Le strade per potenziare l’erogazione del credito alle imprese, sia per volume sia per relative condizioni, sono diverse ma è evidente che esse non sono percorribili con successo sulla base delle sole forze endogene al sistema bancario. E’ necessaria un’architettura di un sistema più ampio e, sotto questo profilo, esistono varie linee d’azione, anche complementari:
– un meccanismo di garanzia collettiva dei fidi, fondato su un sostegno pubblico di rilievo, che proceda alla ricostituzione automatica dei livelli di affidamento analoghi ai livelli pre-emergenza, considerando fruttuoso il loro potenziale in particolare per gli affidamenti a m/l termine;
– un meccanismo di carattere più generale volto a rendere postergati tutti i crediti erogati post emergenza rispetto a quelli pre emergenza è destinato a salvaguardare il futuro rispetto al passato;
– emissione di strumenti finanziari ad hoc da parte della Regione, della Finanziaria Regionale, delle Coop, a fiscalità agevolata e con meccanismi di basso assorbimento di capitale di vigilanza delle banche.
Le condizioni di gravità generale del fenomeno sismico lasciano aperto lo spazio per un recupero relativamente rapido. La condizione impeditiva potrebbe essere nel profilo della disponibilità del credito e in questo senso occorre agire con rapidità.

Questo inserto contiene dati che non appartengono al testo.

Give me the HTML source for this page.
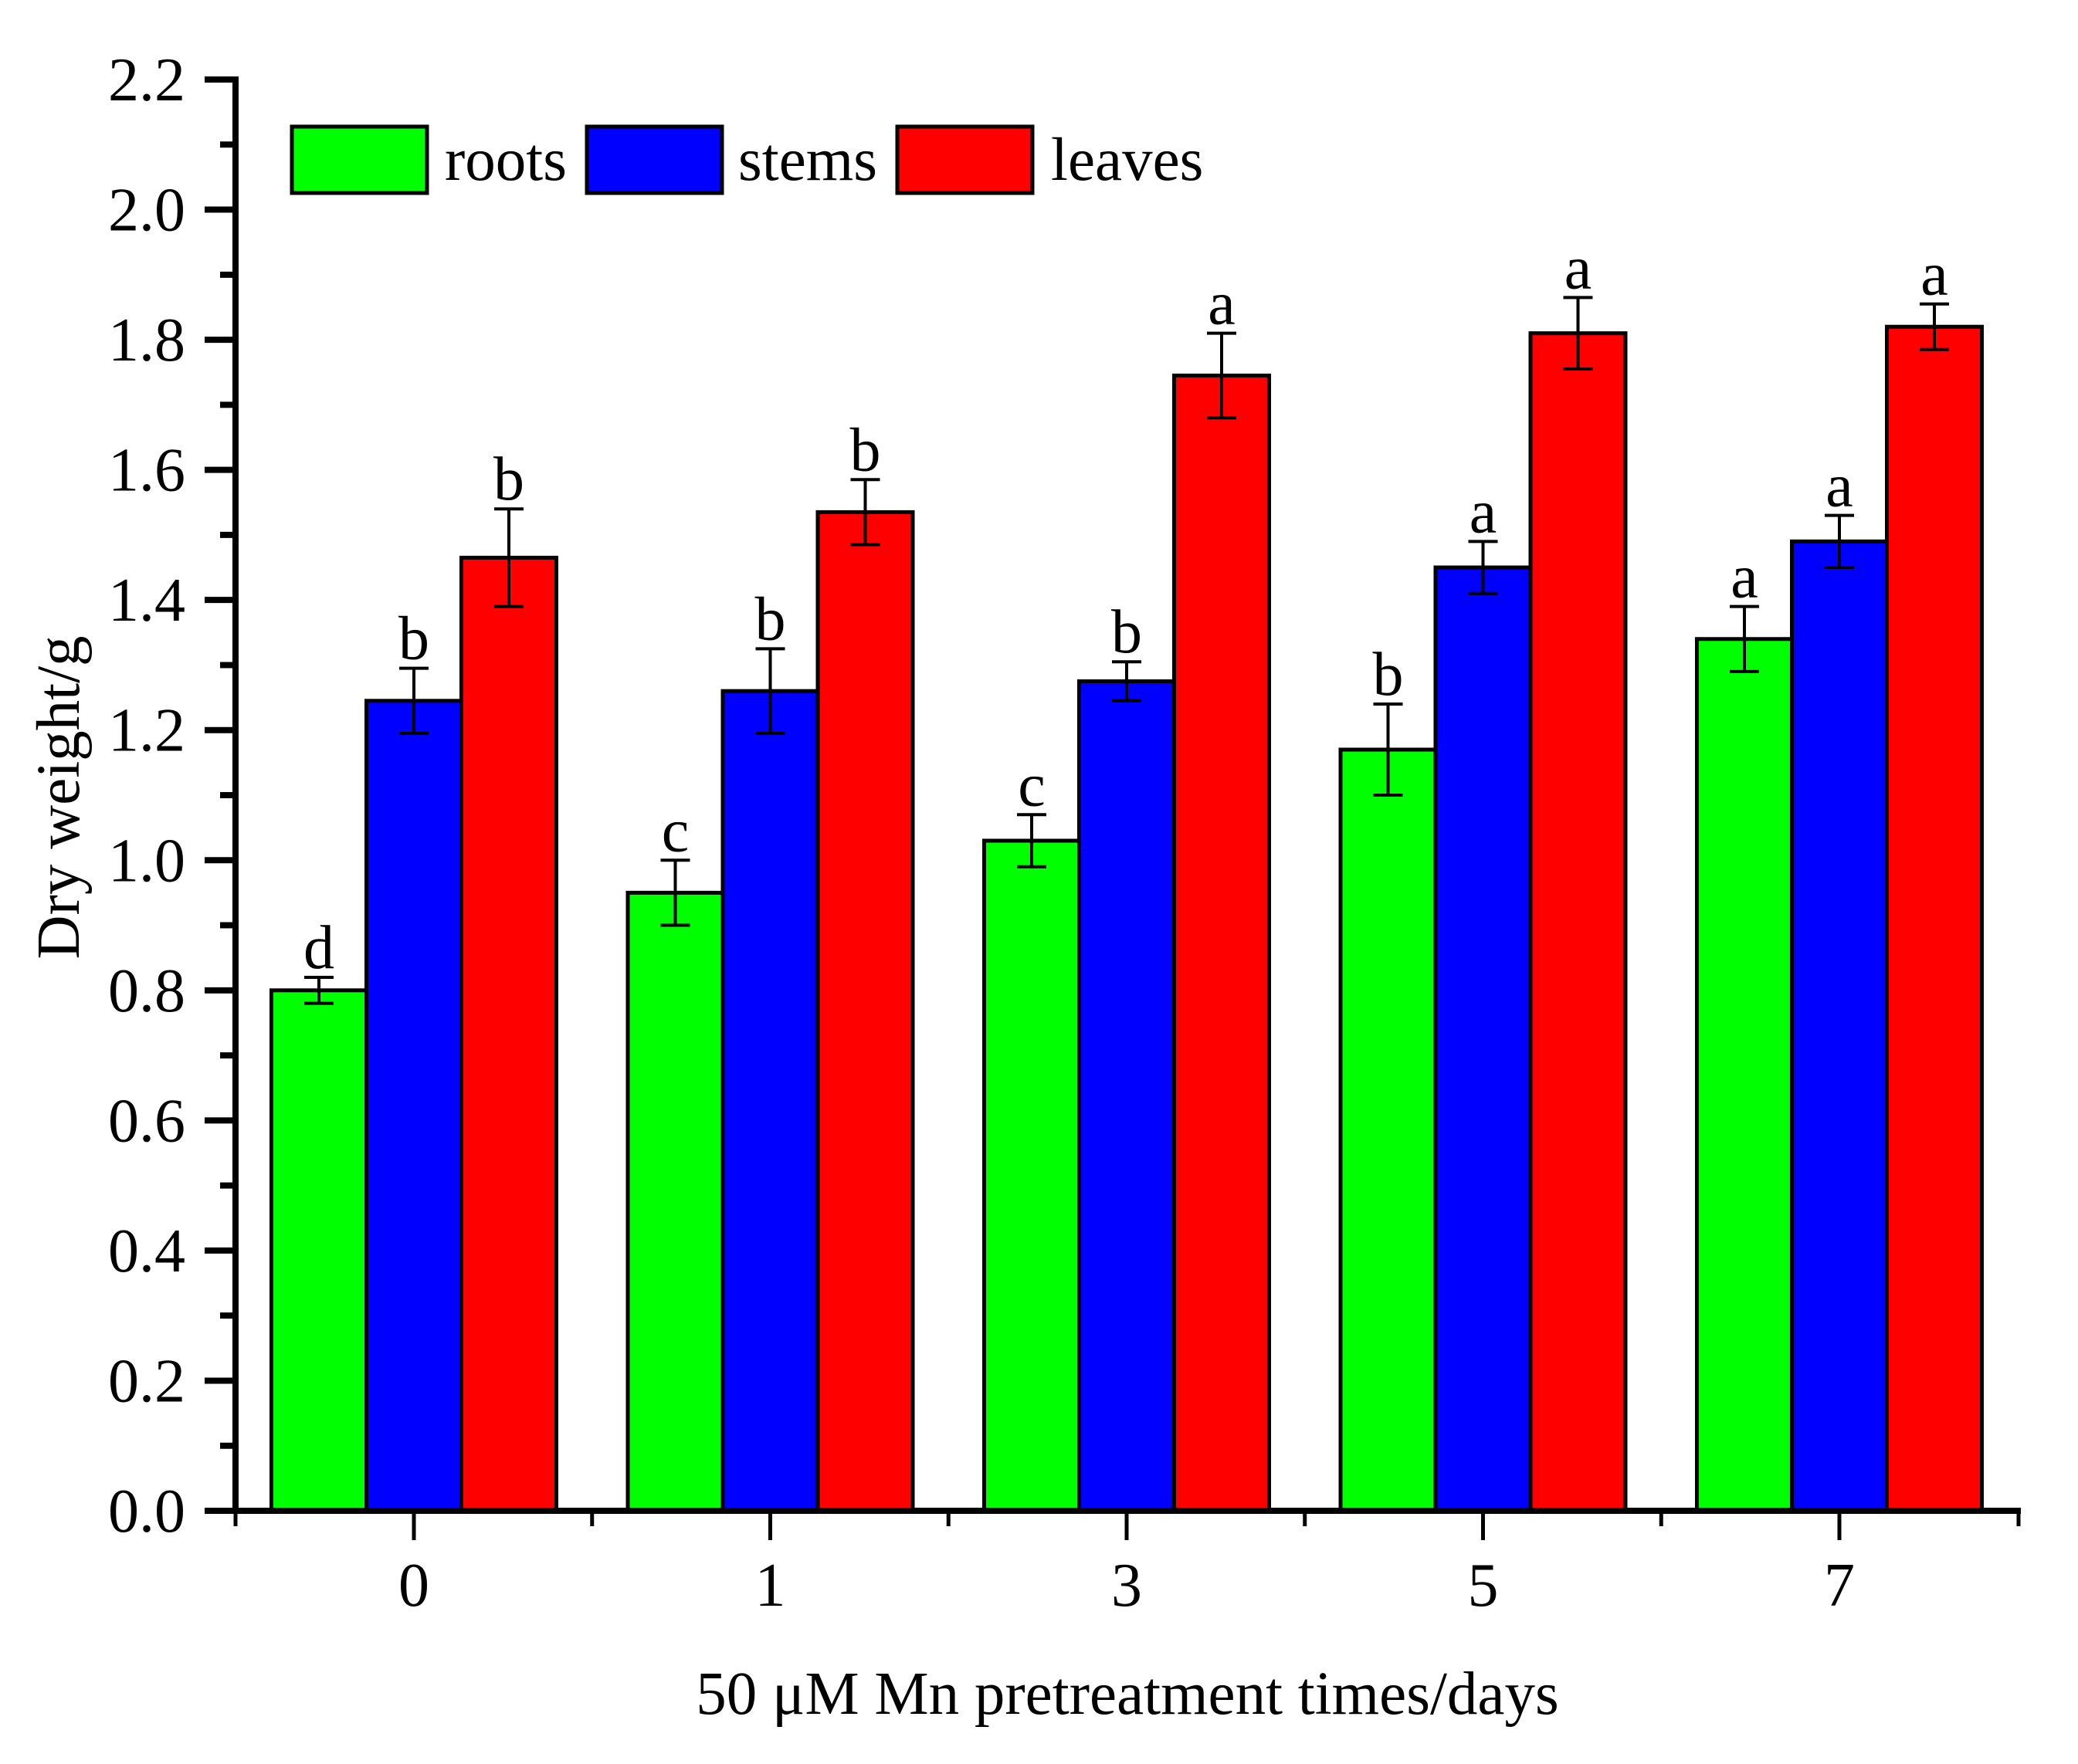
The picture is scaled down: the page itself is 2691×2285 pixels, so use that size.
<!DOCTYPE html>
<html><head><meta charset="utf-8"><style>
html,body{margin:0;padding:0;background:#fff;}
svg{display:block;font-family:"Liberation Serif",serif;}
</style></head><body>
<svg id="chart" width="2691" height="2285" viewBox="0 0 2691 2285" xmlns="http://www.w3.org/2000/svg">
<rect width="2691" height="2285" fill="#fff"/>
<g id="bars"></g>
<g id="axes"></g>
<g id="legend">
  <rect x="378" y="164" width="175" height="86" fill="#00ff00" stroke="#000" stroke-width="5"/>
  <text x="576" y="233" font-size="79">roots</text>
  <rect x="760" y="164" width="175" height="86" fill="#0000ff" stroke="#000" stroke-width="5"/>
  <text x="956" y="233" font-size="79">stems</text>
  <rect x="1162" y="164" width="175" height="86" fill="#ff0000" stroke="#000" stroke-width="5"/>
  <text x="1361" y="233" font-size="79">leaves</text>
</g>
<text transform="translate(102,1033) rotate(-90)" text-anchor="middle" font-size="79">Dry weight/g</text>
<text x="1460" y="2220" text-anchor="middle" font-size="79">50 μM Mn pretreatment times/days</text>
</svg>
<script>
const categories = ["0","1","3","5","7"];
const rootsVals = [0.80, 0.95, 1.03, 1.17, 1.34];
const stemsVals = [1.245, 1.26, 1.275, 1.45, 1.49];
const leavesVals = [1.465, 1.535, 1.745, 1.81, 1.82];
const rootsErr = [0.02, 0.05, 0.04, 0.07, 0.05];
const stemsErr = [0.05, 0.065, 0.03, 0.04, 0.04];
const leavesErr = [0.075, 0.05, 0.065, 0.055, 0.035];
const rootsLetters = ["d","c","c","b","a"];
const stemsLetters = ["b","b","b","a","a"];
const leavesLetters = ["b","b","a","a","a"];
const yTicks = ["0.0","0.2","0.4","0.6","0.8","1.0","1.2","1.4","1.6","1.8","2.0","2.2"];

const NS = "http://www.w3.org/2000/svg";
const X0 = 305, X1 = 2617, Y0 = 1957, YMAX = 2.2, YTOP = 103;
function yScale(v){ return Y0 - v / YMAX * (Y0 - YTOP); }
function xCenter(i){ return 536 + i * 461.5; }
const BW = 123;
function mk(tag, attrs, parent){
  const e = document.createElementNS(NS, tag);
  for (const k in attrs) e.setAttribute(k, attrs[k]);
  parent.appendChild(e); return e;
}
const bars = document.getElementById('bars');
const axes = document.getElementById('axes');
const series = [
  {name:'roots', vals:rootsVals, err:rootsErr, let:rootsLetters, color:'#00ff00', off:-1},
  {name:'stems', vals:stemsVals, err:stemsErr, let:stemsLetters, color:'#0000ff', off:0},
  {name:'leaves', vals:leavesVals, err:leavesErr, let:leavesLetters, color:'#ff0000', off:1}
];
series.forEach(s => {
  s.vals.forEach((v, i) => {
    const cx = xCenter(i) + s.off * BW;
    const r = mk('rect', {x: cx - BW/2, y: yScale(v), width: BW, height: Y0 - yScale(v), fill: s.color, stroke:'#000', 'stroke-width':5}, bars);
    
    
    const yt = yScale(v + s.err[i]), yb = yScale(v - s.err[i]);
    const eb = mk('path', {d:`M${cx},${yt}V${yb}M${cx-19},${yt}H${cx+19}M${cx-19},${yb}H${cx+19}`, stroke:'#000', 'stroke-width':4, fill:'none'}, bars);
    
    
    const t = mk('text', {x: cx, y: yt - 12, 'text-anchor':'middle', 'font-size':80}, bars);
    t.textContent = s.let[i];
    
    
  });
});
const ya = mk('line', {x1:X0, y1:YTOP-4, x2:X0, y2:Y0+4, stroke:'#000', 'stroke-width':8}, axes);


const xa = mk('line', {x1:X0-40, y1:Y0, x2:X1, y2:Y0, stroke:'#000', 'stroke-width':8}, axes);


yTicks.forEach((lab, k) => {
  const v = parseFloat(lab), y = yScale(v);
  const tk = mk('line', {x1:X0-40, y1:y, x2:X0, y2:y, stroke:'#000', 'stroke-width':8}, axes);
  
  
  if (k < yTicks.length - 1) {
    const ym = yScale(v + 0.1);
    const mt = mk('line', {x1:X0-20, y1:ym, x2:X0, y2:ym, stroke:'#000', 'stroke-width':8}, axes);
    
    
  }
  const t = mk('text', {x:240, y:y+27, 'text-anchor':'end', 'font-size':80}, axes);
  t.textContent = lab;
  
  
});
categories.forEach((c, i) => {
  const x = xCenter(i);
  const tk = mk('line', {x1:x, y1:Y0, x2:x, y2:Y0+38, stroke:'#000', 'stroke-width':5}, axes);
  
  
  const t = mk('text', {x:x, y:2080, 'text-anchor':'middle', 'font-size':80}, axes);
  t.textContent = c;
  
  
});
for (let i = 0; i <= categories.length; i++) {
  const x = i === 0 ? X0 : (i === categories.length ? X1 - 3 : xCenter(i) - 461.5/2);
  const mt = mk('line', {x1:x, y1:Y0, x2:x, y2:Y0+20, stroke:'#000', 'stroke-width':5}, axes);
  
  
}
</script>
</body></html>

Per “Microcredito per l’Abruzzo” furono stanziati circa 5 milioni di euro provenienti dalle donazioni del dopo terremoto raccolte dalla Protezione Civile. Come spiegava Barbara Ganz ad aprile sul Sole 24 Ore, il sistema utilizzato da Etimos non prevede l’utilizzo diretto dei fondi per l’attività di finanziamento. Il denaro viene usato solamente come garanzia per i prestiti richiesti presso il sistema bancario locale. In pratica, le piccole imprese hanno chiesto a Etimos di farsi garante presso la banca da cui vuole ottenere il prestito per la sua iniziativa di ricostruzione. Il sistema garantisce anche parità di condizioni e prodotti. I soldi delle donazioni sono usati come garanzia, non dati in prestito. Anche questa è una strada coerente con le esigenze descritte.